The Sales Agency Agreement contains customary representations, warranties and covenants between the parties as of the date of entering into the Sales Agency Agreement. These representations, warranties and covenants, are not representations of factual information to investors about the Company or its subsidiaries, and the sale of any shares of Common Stock pursuant to the Sales Agency Agreement is not a representation that there has not been any change in the condition of the Company.

 

A copy of the Sales Agency Agreement is attached as Exhibit 1.1 to this Current Report on Form 8-K. The description of the Sales Agency Agreement contained herein does not purport to be complete and is qualified in its entirety by reference to the text of such agreement.

 

A news release announcing the offering is attached as Exhibit 99.1 to this Current Report on Form 8-K.

 

Item 8.01 Other Events.
       

Legal Opinion. The validity of the shares offered in public offering was passed upon for the Company by Troutman Sanders LLP. The opinion is attached hereto as Exhibit 5.1.

 

 
 

 

Item 9.01 Financial Statements and Exhibits.
       

(d)         Exhibits

 

 

Exhibit No.

 

Description

       
  1.1   Sales Agency Agreement, dated March 25, 2014 between the Company and Sandler O’Neill & Partners, L.P.
       
  5.1   Opinion and Consent of Troutman Sanders LLP.
       
  23.1   Consent of Troutman Sanders LLP (included in Exhibit 5.1).
       
  99.1   News Release, dated March 25, 2014.

 

 

 
 

 

SIGNATURES

 

Pursuant to the requirements of the Securities Exchange Act of 1934, the registrant has duly caused this report to be signed on its behalf by the undersigned hereunto duly authorized.

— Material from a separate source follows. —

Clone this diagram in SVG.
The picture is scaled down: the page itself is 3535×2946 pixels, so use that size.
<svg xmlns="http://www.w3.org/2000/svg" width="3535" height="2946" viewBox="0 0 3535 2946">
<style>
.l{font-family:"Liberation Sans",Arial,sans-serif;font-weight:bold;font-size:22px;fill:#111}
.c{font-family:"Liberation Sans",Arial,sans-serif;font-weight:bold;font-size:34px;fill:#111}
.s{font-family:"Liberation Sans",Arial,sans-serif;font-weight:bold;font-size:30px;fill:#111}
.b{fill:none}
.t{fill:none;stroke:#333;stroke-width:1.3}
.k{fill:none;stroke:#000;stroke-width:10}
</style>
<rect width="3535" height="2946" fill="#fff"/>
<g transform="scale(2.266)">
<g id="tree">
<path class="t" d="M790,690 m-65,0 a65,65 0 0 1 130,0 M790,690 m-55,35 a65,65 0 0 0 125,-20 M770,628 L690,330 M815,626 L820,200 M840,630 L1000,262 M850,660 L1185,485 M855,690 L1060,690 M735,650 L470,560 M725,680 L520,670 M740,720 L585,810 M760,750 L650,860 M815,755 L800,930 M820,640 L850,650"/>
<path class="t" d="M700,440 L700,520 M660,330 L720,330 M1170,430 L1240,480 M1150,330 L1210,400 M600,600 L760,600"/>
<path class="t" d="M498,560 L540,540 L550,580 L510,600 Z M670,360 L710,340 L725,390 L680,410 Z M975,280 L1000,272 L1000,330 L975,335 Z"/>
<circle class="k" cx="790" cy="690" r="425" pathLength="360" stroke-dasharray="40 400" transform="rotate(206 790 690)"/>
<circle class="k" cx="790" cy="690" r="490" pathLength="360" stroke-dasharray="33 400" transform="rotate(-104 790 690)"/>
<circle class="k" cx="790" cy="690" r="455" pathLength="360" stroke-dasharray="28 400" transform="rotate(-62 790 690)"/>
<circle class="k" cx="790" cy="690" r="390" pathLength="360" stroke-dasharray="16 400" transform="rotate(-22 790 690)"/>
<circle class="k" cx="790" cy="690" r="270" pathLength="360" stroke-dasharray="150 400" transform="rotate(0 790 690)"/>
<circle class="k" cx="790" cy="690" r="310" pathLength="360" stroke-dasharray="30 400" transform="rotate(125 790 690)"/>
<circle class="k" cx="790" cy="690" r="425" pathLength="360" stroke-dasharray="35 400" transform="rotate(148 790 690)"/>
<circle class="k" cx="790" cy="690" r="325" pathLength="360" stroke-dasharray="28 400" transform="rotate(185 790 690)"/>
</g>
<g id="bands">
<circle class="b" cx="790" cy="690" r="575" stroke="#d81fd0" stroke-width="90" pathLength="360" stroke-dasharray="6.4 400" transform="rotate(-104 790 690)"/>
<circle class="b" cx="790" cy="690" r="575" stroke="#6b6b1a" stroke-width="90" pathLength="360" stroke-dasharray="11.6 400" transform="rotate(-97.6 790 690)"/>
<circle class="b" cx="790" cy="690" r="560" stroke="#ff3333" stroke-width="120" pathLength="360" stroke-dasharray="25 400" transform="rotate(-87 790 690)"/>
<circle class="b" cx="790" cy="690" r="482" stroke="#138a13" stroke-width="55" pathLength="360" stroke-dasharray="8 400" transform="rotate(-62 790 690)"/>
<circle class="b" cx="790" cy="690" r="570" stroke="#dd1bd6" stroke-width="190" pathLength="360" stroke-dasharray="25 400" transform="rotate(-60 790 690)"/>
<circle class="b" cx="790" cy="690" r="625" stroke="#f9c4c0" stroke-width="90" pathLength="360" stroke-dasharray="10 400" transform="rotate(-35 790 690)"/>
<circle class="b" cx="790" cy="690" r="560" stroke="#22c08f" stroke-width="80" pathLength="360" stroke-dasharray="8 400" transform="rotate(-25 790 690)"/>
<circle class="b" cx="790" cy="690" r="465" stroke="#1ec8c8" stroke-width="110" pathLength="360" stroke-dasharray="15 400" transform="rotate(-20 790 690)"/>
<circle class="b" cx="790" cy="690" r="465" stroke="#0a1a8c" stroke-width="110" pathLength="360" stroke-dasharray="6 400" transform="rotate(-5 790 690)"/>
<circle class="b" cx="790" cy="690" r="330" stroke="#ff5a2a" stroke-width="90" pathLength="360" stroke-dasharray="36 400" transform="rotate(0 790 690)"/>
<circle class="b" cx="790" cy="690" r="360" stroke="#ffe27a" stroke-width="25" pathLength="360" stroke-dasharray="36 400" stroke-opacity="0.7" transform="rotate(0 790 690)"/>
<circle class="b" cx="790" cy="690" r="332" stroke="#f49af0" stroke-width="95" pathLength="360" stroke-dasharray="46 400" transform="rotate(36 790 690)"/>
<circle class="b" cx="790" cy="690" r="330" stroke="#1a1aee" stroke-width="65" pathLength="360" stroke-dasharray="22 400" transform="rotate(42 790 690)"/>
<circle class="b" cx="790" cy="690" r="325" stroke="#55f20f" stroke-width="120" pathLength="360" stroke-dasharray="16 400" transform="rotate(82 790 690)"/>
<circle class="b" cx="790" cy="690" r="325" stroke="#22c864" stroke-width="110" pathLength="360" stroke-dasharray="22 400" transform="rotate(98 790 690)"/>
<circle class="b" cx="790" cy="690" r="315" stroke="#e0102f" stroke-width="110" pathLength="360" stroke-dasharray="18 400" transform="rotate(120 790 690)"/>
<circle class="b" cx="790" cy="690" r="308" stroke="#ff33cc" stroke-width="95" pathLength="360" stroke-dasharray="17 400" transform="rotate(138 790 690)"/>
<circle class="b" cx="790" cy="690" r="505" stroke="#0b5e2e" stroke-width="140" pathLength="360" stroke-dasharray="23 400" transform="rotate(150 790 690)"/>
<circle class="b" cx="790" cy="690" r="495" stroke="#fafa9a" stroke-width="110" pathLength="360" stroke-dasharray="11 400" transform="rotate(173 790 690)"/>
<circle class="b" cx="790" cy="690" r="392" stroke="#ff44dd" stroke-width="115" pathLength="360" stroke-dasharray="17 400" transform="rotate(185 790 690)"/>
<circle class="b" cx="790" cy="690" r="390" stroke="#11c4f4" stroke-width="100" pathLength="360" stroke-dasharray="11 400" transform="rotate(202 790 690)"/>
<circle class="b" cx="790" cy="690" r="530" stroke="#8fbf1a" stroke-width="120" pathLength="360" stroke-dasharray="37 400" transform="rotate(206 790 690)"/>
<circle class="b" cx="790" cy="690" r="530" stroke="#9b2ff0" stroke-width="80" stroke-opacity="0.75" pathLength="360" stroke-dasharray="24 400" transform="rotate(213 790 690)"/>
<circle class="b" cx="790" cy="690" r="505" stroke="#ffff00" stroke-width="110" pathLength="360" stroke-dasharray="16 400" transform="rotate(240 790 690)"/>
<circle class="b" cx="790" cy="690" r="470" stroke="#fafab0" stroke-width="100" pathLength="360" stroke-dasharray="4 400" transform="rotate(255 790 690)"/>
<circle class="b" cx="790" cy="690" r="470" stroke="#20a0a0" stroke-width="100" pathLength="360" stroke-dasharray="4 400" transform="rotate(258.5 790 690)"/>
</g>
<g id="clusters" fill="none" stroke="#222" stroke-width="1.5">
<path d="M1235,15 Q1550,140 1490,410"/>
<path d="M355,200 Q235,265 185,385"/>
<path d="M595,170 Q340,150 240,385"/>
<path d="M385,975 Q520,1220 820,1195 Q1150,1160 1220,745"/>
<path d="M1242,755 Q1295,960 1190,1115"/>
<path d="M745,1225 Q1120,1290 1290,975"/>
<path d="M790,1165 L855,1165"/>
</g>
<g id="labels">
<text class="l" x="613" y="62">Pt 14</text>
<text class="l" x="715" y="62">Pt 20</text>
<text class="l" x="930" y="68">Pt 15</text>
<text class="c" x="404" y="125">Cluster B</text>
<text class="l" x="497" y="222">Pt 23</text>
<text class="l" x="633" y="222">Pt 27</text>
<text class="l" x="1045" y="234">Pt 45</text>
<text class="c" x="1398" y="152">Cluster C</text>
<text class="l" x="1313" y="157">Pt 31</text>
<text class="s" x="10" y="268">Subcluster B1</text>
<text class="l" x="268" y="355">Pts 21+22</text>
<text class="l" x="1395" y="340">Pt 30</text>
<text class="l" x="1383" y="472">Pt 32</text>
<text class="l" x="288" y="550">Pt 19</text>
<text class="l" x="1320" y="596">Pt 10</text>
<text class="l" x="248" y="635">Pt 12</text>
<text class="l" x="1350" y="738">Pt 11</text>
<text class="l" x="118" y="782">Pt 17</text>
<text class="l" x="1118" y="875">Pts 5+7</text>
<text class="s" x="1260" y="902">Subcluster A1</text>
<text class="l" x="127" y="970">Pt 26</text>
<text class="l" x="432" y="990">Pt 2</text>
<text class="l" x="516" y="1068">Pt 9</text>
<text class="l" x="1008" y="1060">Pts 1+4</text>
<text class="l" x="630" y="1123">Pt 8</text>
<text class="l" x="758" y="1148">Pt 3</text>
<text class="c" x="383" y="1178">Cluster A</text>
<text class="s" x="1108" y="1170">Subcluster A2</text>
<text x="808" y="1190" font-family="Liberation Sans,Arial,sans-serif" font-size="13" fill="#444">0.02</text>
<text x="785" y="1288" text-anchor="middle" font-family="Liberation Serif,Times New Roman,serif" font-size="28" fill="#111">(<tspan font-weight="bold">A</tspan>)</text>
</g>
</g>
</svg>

  UNITED COMMUNITY BANKS, INC.
   
   
   
  By:  /s/ Rex S. Schuette
    Rex S. Schuette
Executive Vice President and
    Chief Financial Officer

 

Date: March 25, 2014

  

 
 

 

INDEX TO EXHIBITS

 

Exhibit No.

Description

   
1.1 Sales Agency Agreement, dated March 25, 2014 between the Company and Sandler O’Neill & Partners, L.P.
   
5.1 Opinion and Consent of Troutman Sanders LLP.
   
99.1 News Release, dated March 25, 2014.